APR is complicated.  Let us break it down for you and try to explain how APR works and how you can use it to make better financial decisions.

Grasp the basics of APR and understand how it affects you

APR stands for Annual Percentage Rate and it is a figure that you’ll find alongside all financial products – such as loans and credit cards.

It’s important to understand APR because it can have a big effect on how much you eventually pay back.

APR is calculated by taking into account the interest rate of the loan or credit product, as well as any other fees and charges that may apply. This means that APR gives you a more accurate representation of the true cost of borrowing money.

For example, if you take out a loan with an interest rate of 10%, you would expect to pay back £110 after one year if you borrowed £100. But if there are other fees and charges that apply, APR will be higher.
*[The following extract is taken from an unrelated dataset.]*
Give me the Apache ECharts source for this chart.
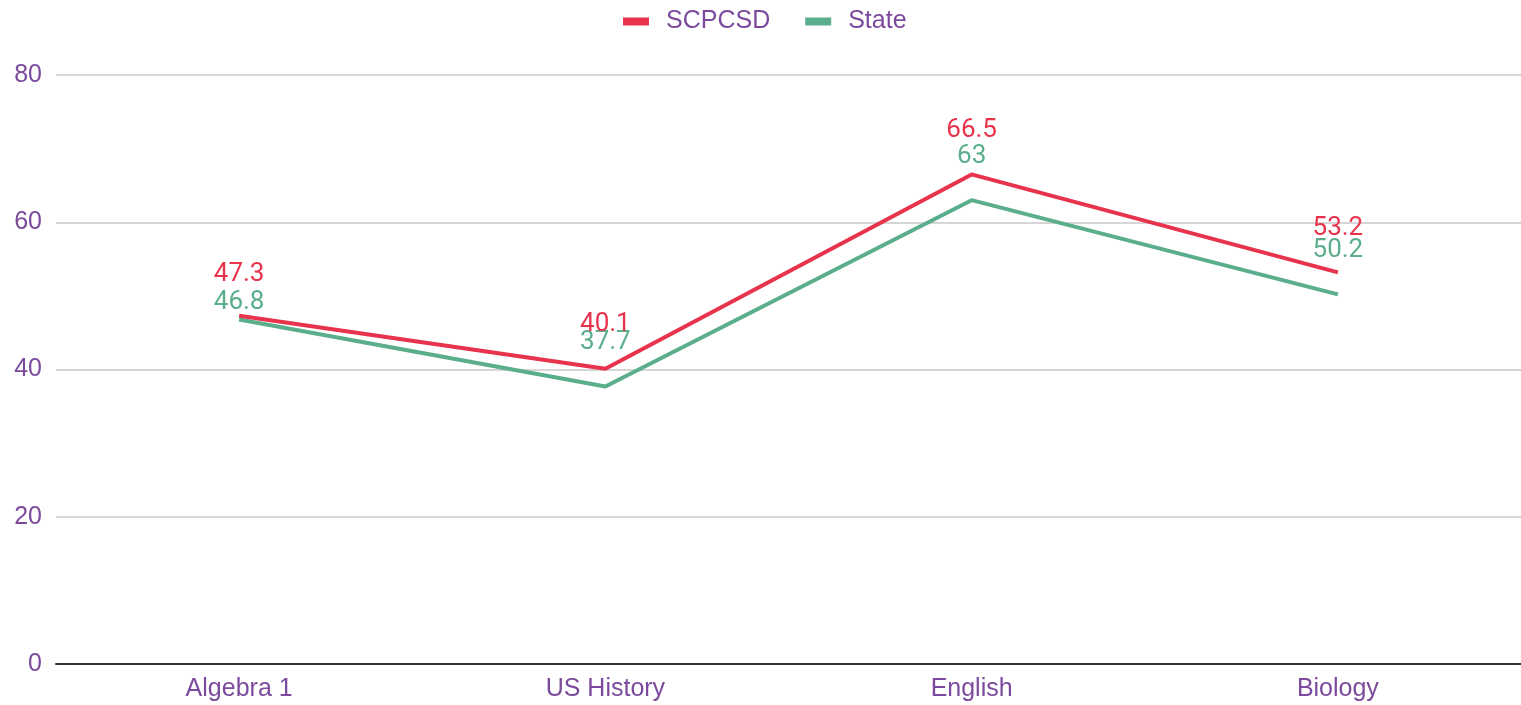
<!DOCTYPE html>
<html><head><meta charset="utf-8">
<script src="https://cdn.jsdelivr.net/npm/echarts@6/dist/echarts.min.js"></script>
<style>html,body{margin:0;padding:0;background:#fff}#c{width:1521px;height:705px}</style>
</head><body><div id="c"></div>
<script>
const categories = ["Algebra 1", "US History", "English", "Biology"];
const scpcsd = [47.3, 40.1, 66.5, 53.2];
const state = [46.8, 37.7, 63, 50.2];
const yTicks = [0, 20, 40, 60, 80];

const RED = '#E8334D', GREEN = '#5BAE8C', PURPLE = '#7B4A9C';
const chart = echarts.init(document.getElementById('c'));
function mkData(vals, distances) {
  return vals.map((v, i) => ({ value: v, label: { distance: distances[i] } }));
}
chart.setOption({
  animation: false,
  legend: {
    top: 4, left: 618, itemWidth: 26, itemHeight: 8, itemGap: 35,
    icon: 'rect',
    textStyle: { color: PURPLE, fontSize: 25, fontFamily: 'Liberation Sans, Arial', padding: [0, 0, 0, 12] },
    data: ['SCPCSD', 'State']
  },
  grid: { left: 56, right: -8, top: 75, bottom: 41, containLabel: false },
  xAxis: {
    type: 'category', data: categories, boundaryGap: true,
    axisLine: { lineStyle: { color: '#333', width: 2 } },
    axisTick: { show: false },
    axisLabel: { color: PURPLE, fontSize: 25, margin: 13, fontFamily: 'Liberation Sans, Arial' }
  },
  yAxis: {
    type: 'value', min: yTicks[0], max: yTicks[yTicks.length - 1], interval: 20,
    axisLine: { show: false }, axisTick: { show: false },
    splitLine: { lineStyle: { color: '#c8c8c8', width: 1.5 } },
    axisLabel: { color: PURPLE, fontSize: 25, margin: 14, fontFamily: 'Liberation Sans, Arial' }
  },
  series: [
    {
      name: 'SCPCSD', type: 'line', data: mkData(scpcsd, [28, 31, 31, 31]),
      color: RED, symbol: 'circle', symbolSize: 0.1, showSymbol: true,
      lineStyle: { width: 4, color: RED }, z: 3,
      label: { show: true, position: 'top', color: RED, fontSize: 26, fontFamily: 'Roboto' }
    },
    {
      name: 'State', type: 'line', data: mkData(state, [4, 31, 31, 31]),
      color: GREEN, symbol: 'circle', symbolSize: 0.1, showSymbol: true,
      lineStyle: { width: 4, color: GREEN }, z: 2,
      label: { show: true, position: 'top', color: GREEN, fontSize: 26, fontFamily: 'Roboto' }
    }
  ]
});
</script></body></html>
APR is typically expressed as a percentage and it’s important to remember that it’s a yearly rate. This means that if you’re only borrowing money for a short period of time, APR may not be such an important factor.

It’s also worth noting that APR is different from the interest rate charged on a loan or credit product. The interest rate is simply the amount of interest that you’ll pay on the outstanding balance each year. APR takes into account both the interest rate and any other fees and charges.

So, APR is a more accurate way of comparing different financial products and it’s something you should always consider before taking out a loan or credit card.

Understanding APR

Why is the APR for short term & payday loans so high?

This is because an APR is an annualised rate and a short term loan is usually taken for less than 1 year, the percentage shown is much higher – generally, using APRs as a metric for comparing loans under one year is not particularly useful.

What is the easiest way to compare loan costs without using an APR?

For payday loan and short term loans, using the total amount payable is a much more reliable way to see the true cost of a loan.

Why is the APR on my loan high?

If you are looking for a bad credit loan and it’s over one year, usually you’ll find the APR starts around 49% and can go up to over 100%.  APRs are high for bad credit loans due to the risk the lender is taking.

Should I take out a loan with a high APR?

It would be easier to consider the total amount payable and the monthly repayments rather than looking at the APR.  If you feel like the repayments will be too much, do not take the loan as it will help a short term problem but will eventually create a much bigger, longer term problem for you.